Freewire’s Boost Charger uses a battery for electricity rather than a costly grid connection
Battery-storage tech could be key to expanding UK’s rapid charging network, says incoming US firm Freewire
EV charging infrastructure is in the spotlight. Costs have increased, new chargers aren’t being installed fast enough and maintenance contracts aren’t being renewed. But a company that’s about to roll out in the UK could prove the answer to infrastructure shortcomings.
At the recent Consumer Electronics Show (CES) in Las Vegas, Autocar spoke with Arcady Sosinov, founder and CEO of charger manufacturer Freewire. The American firm has received significant investment from BP, Chevron, Geely and others, with one charger already installed in Milton Keynes under the BP Pulse umbrella and orders for 64 more.
The chargers utilise battery storage using cells from Envision AESC – the same ones used in the Nissan Leaf and Renault Zoe.
Sosinov claimed that in the latest Freewire Boost Charger, they have 85% better energy density than a Tesla Powerpack and can provide a 200kW rapid charge throughout the normal daily needs of a public charger.
The idea is simple: using batteries means there’s no need for an expensive direct grid connection. They’re quicker and cheaper to install and, because they can run off a normal supply, they can be placed in rural areas that are currently poorly served. They can also be moved more easily if a property lease comes to an end and could potentially be used to bolster capacity at a location during times of higher demand, as we saw during the recent holidays.
“Utility infrastructure is incredibly difficult to bring out,” said Sosinov. “It’s costly, and I don’t believe that utilities are going to be able to keep up with demand, as we need to move to ubiquitous, widespread fast and ultra-fast charging.”
He admitted that when Freewire began, the idea of using battery storage was a bit odd. At the time, batteries cost around £1250 per usable kWh, but the costs have declined significantly since then, in 2019 reaching the point where it was more cost-effective to use a battery than to install a transformer and switchgear, according to Sosinov.
That’s one of the reasons why the solution is proving attractive to the oil companies, which Sosinov said are currently in a “cold war” with the utility companies as they stop oil exploration and instead invest in decarbonisation and alternative energy.

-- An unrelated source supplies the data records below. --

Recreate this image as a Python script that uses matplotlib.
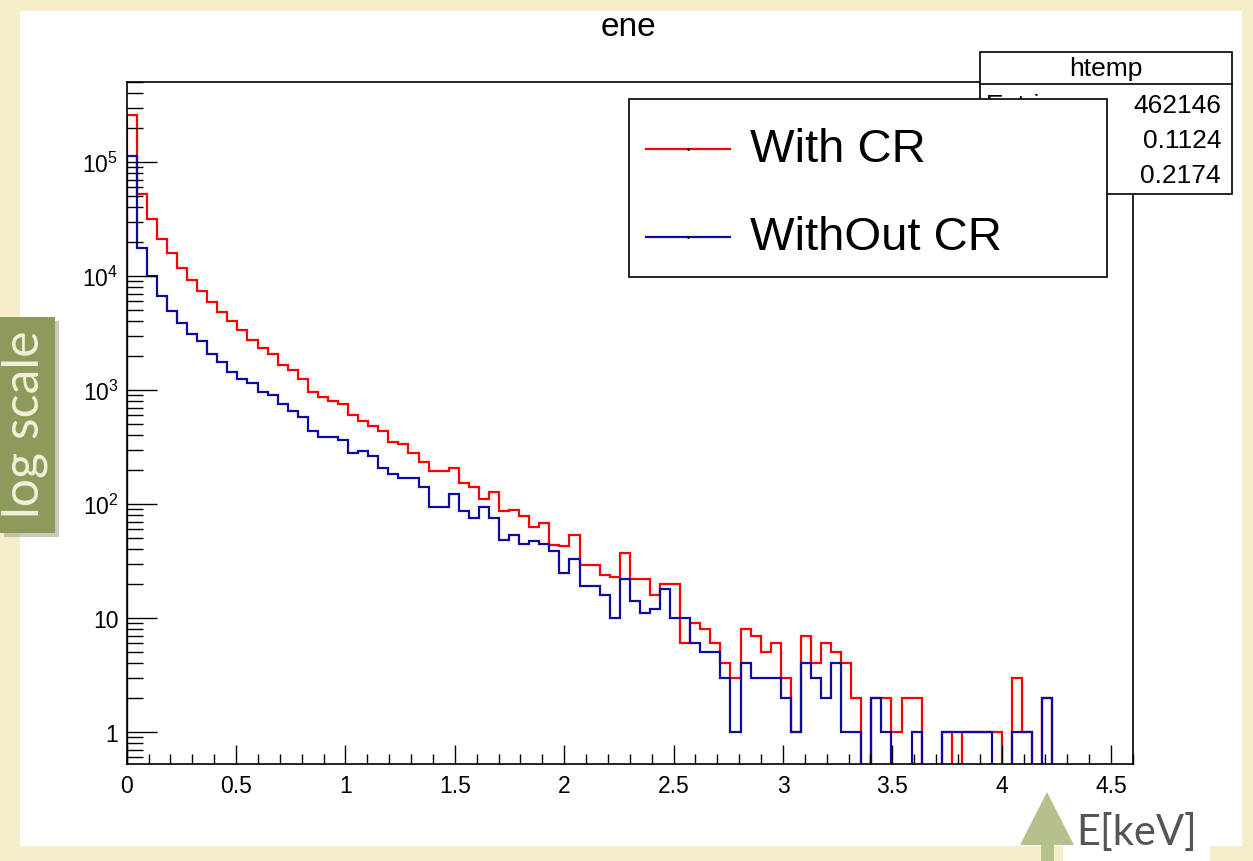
import numpy as np
import matplotlib
matplotlib.use('Agg')
import matplotlib.pyplot as plt
from matplotlib.patches import Rectangle, Polygon
from matplotlib.ticker import MultipleLocator, LogLocator, FuncFormatter, NullFormatter

# histogram definition (ROOT htemp, 100 bins)
x_min, x_max, n_bins = 0.0, 4.6, 100

with_cr = [260000, 52400, 31600, 21100, 15900, 11750, 9230, 7430, 5950, 4810,
           4010, 3340, 2760, 2320, 2070, 1660, 1510, 1250, 966, 876,
           805, 756, 605, 538, 486, 437, 350, 338, 282, 235,
           196, 196, 205, 152, 142, 111, 127, 86, 89, 79,
           63, 68, 44, 43, 53, 29, 29, 24, 23, 37,
           22, 22, 16, 20, 20, 6, 9, 8, 6, 4,
           3, 8, 7, 5, 6, 3, 1, 7, 4, 6,
           5, 4, 2, 0, 2, 2, 1, 2, 2, 0,
           0, 1, 0, 1, 1, 1, 1, 0, 3, 1,
           0, 2, 0, 0, 0, 0, 0, 0, 0, 0]

without_cr = [113600, 17600, 9940, 6640, 4960, 3850, 3100, 2670, 2070, 1770,
              1440, 1250, 1150, 960, 897, 755, 650, 580, 437, 389,
              390, 364, 282, 293, 262, 205, 182, 170, 170, 142,
              95, 95, 122, 86, 76, 94, 75, 48, 53, 45,
              47, 45, 39, 25, 33, 19, 19, 16, 10, 22,
              14, 11, 12, 18, 10, 10, 6, 5, 5, 3,
              1, 4, 3, 3, 3, 2, 1, 4, 3, 2,
              4, 1, 1, 0, 2, 1, 0, 0, 1, 0,
              0, 1, 1, 1, 1, 1, 0, 0, 1, 1,
              0, 2, 0, 0, 0, 0, 0, 0, 0, 0]

legend_labels = ['With CR', 'WithOut CR']
stats_name = 'htemp'
stats_rows = [('Entries', '462146'), ('Mean', '0.1124'), ('Std Dev', '0.2174')]

plt.rcParams['font.family'] = ['Liberation Sans', 'DejaVu Sans']
plt.rcParams['mathtext.fontset'] = 'custom'
plt.rcParams['mathtext.rm'] = 'Liberation Sans'
plt.rcParams['mathtext.it'] = 'Liberation Sans:italic'
plt.rcParams['mathtext.bf'] = 'Liberation Sans:bold'

W, H = 1253, 862
fig = plt.figure(figsize=(W / 100, H / 100), dpi=100, facecolor='#f6eecb')


def fig_box(x0, y0, x1, y1):
    return [x0 / W, 1 - y1 / H, (x1 - x0) / W, (y1 - y0) / H]


# white canvas behind the ROOT plot
bg = fig.add_axes([0, 0, 1, 1], zorder=0)
bg.set_xlim(0, W)
bg.set_ylim(H, 0)
bg.axis('off')
bg.add_patch(Rectangle((20, 12), 1222, 835, facecolor='white', edgecolor='none'))

# main histogram axes
ax = fig.add_axes(fig_box(126.7, 83, 1133, 765), zorder=1)
edges = np.linspace(x_min, x_max, n_bins + 1)
ax.stairs(with_cr, edges, color='#ff0000', lw=1.6)
ax.stairs(without_cr, edges, color='#0c0ca0', lw=1.6)

ax.set_yscale('log')
ax.set_xlim(x_min, x_max)
ax.set_ylim(0.524, 5.03e5)

ax.xaxis.set_major_locator(MultipleLocator(0.5))
ax.xaxis.set_minor_locator(MultipleLocator(0.1))
ax.xaxis.set_major_formatter(FuncFormatter(lambda v, p: f'{v:g}'))
ax.yaxis.set_major_locator(LogLocator(base=10, numticks=12))
ax.yaxis.set_minor_locator(LogLocator(base=10, subs=np.arange(2, 10), numticks=12))
ax.yaxis.set_minor_formatter(NullFormatter())


def ylab(v, p):
    n = int(round(np.log10(v)))
    if n == 0:
        return '1'
    if n == 1:
        return '10'
    return r'$10^{%d}$' % n


ax.yaxis.set_major_formatter(FuncFormatter(ylab))
ax.tick_params(which='both', direction='in', top=False, right=False, width=1, color='black')
ax.tick_params(axis='x', which='major', length=14, pad=7, labelsize=16.5)
ax.tick_params(axis='x', which='minor', length=7.5)
ax.tick_params(axis='y', which='major', length=21.5, pad=6, labelsize=16.5)
ax.tick_params(axis='y', which='minor', length=11.5)
for s in ax.spines.values():
    s.set_linewidth(1.2)

fig.text(628 / W, 1 - 27 / H, 'ene', ha='center', va='center', fontsize=24)

# overlay for stats box, legend and slide annotations
ov = fig.add_axes([0, 0, 1, 1], zorder=2)
ov.set_xlim(0, W)
ov.set_ylim(H, 0)
ov.axis('off')

# stats box
ov.add_patch(Rectangle((980, 53), 252, 142, facecolor='white', edgecolor='black', lw=1.2, zorder=2))
ov.plot([980, 1232], [85, 85], color='black', lw=1.2, zorder=2)
ov.text(1106, 69, stats_name, ha='center', va='center', fontsize=19, zorder=2)
for i, (name, val) in enumerate(stats_rows):
    yy = 106 + i * 35
    ov.text(986, yy, name, ha='left', va='center', fontsize=19, zorder=2)
    ov.text(1221, yy, val, ha='right', va='center', fontsize=19, zorder=2)

# legend
ov.add_patch(Rectangle((629, 100), 478, 178, facecolor='white', edgecolor='black', lw=1.2, zorder=3))
for i, (lab, col) in enumerate(zip(legend_labels, ['#ff0000', '#0c0ca0'])):
    yy = 150 + i * 88
    ov.plot([646, 730], [yy, yy], color=col, lw=1.6, zorder=4)
    ov.plot([688], [yy], 'k.', ms=2, zorder=4)
    ov.text(750, yy, lab, ha='left', va='center', fontsize=34, zorder=4)

# "log scale" tag
ov.add_patch(Rectangle((4, 322), 55, 216, facecolor='#9a9278', edgecolor='none', alpha=0.5, zorder=2))
ov.add_patch(Rectangle((0, 318), 55, 216, facecolor='#8c9a5c', edgecolor='none', zorder=3))
ov.text(25, 424, 'log scale', rotation=90, ha='center', va='center', fontsize=36,
        color='#f3efd8', family=['Lato', 'DejaVu Sans'], zorder=4)

# E[keV] arrow
ov.add_patch(Rectangle((1063, 800), 147, 62, facecolor='white', edgecolor='none', zorder=2))
ov.add_patch(Polygon([(1047, 793), (1020, 846), (1074, 846)], closed=True,
                     facecolor='#b4c18c', edgecolor='none', zorder=3))
ov.add_patch(Rectangle((1041, 845), 13, 17, facecolor='#b4c18c', edgecolor='none', zorder=3))
ov.text(1076, 833, 'E[keV]', ha='left', va='center', fontsize=30, color='#555555',
        family=['Lato', 'DejaVu Sans'], zorder=4)

fig.savefig('out.png', dpi=100, facecolor=fig.get_facecolor())
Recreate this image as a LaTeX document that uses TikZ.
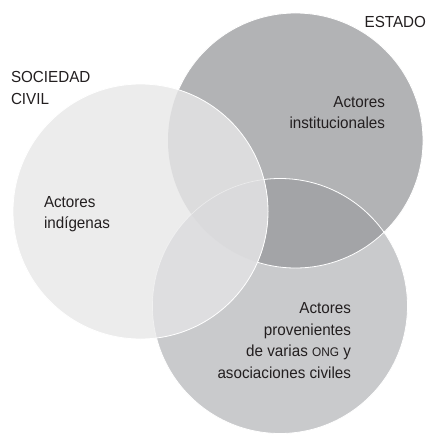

“These oil and gas companies have a real threat to their business ahead of them,” said Sosinov. “If they can’t supply hydrocarbons, they need to start supplying electrons. That’s very uncomfortable for the oil and gas players, because traditionally they controlled all the way from exploration to extraction to refining and downstream to your vehicle. They controlled the whole thing.
“Costs were in their hands, and now all of a sudden they’re supplying this new commodity: electrons. They don’t control anything upstream from that. They don’t control the production of electricity or the distribution of it; that’s a utility.”
The utility companies get to fix the electricity costs, and it takes time to change their tariffs. EV charging means power demand spikes, which can trigger higher tariffs.
One way to deal with that is to buy the utilities, which we’re already seeing, with Shell buying First Utility in the UK. Another is to use a solution that allows you to manage the charging costs in a way that suits you – and that’s where battery storage comes in.
“Companies are saying that if utilities don’t want to price the energy the way they want it priced right now, they will store it in the batteries and just grab energy from the utility in the middle of the night,” Sosinov said.
That might all seem like a smart decision for the oil companies, but it could also mean good news for EV owners. Instead of those charging spikes, battery storage means consistent electricity usage, which makes costs more predictable and avoids the high demand rates. That could mean more competition between charging facilities in the same way as fuel prices are displayed at forecourts today.
Another factor is reliability. Many councils and businesses invested in chargers, but with costs rising, they aren’t renewing their operation and maintenance contracts, leading to many chargers becoming redundant.
A Department for Transport spokesperson confirmed that legislation is still pending to require 99% reliability at rapid chargepoints, but enforcement will only begin at least 12 months after the legislation is passed, meaning it won’t be until at least 2024.
Because there’s no direct connection to the grid and no transformer with Freewire chargers, less maintenance is required and the costs are significantly lower.
It all sounds promising and, with the roll out set to get underway shortly, could prove to be the answer not just for the providers of public rapid charging but also, more importantly, for the EV drivers who are reliant on it.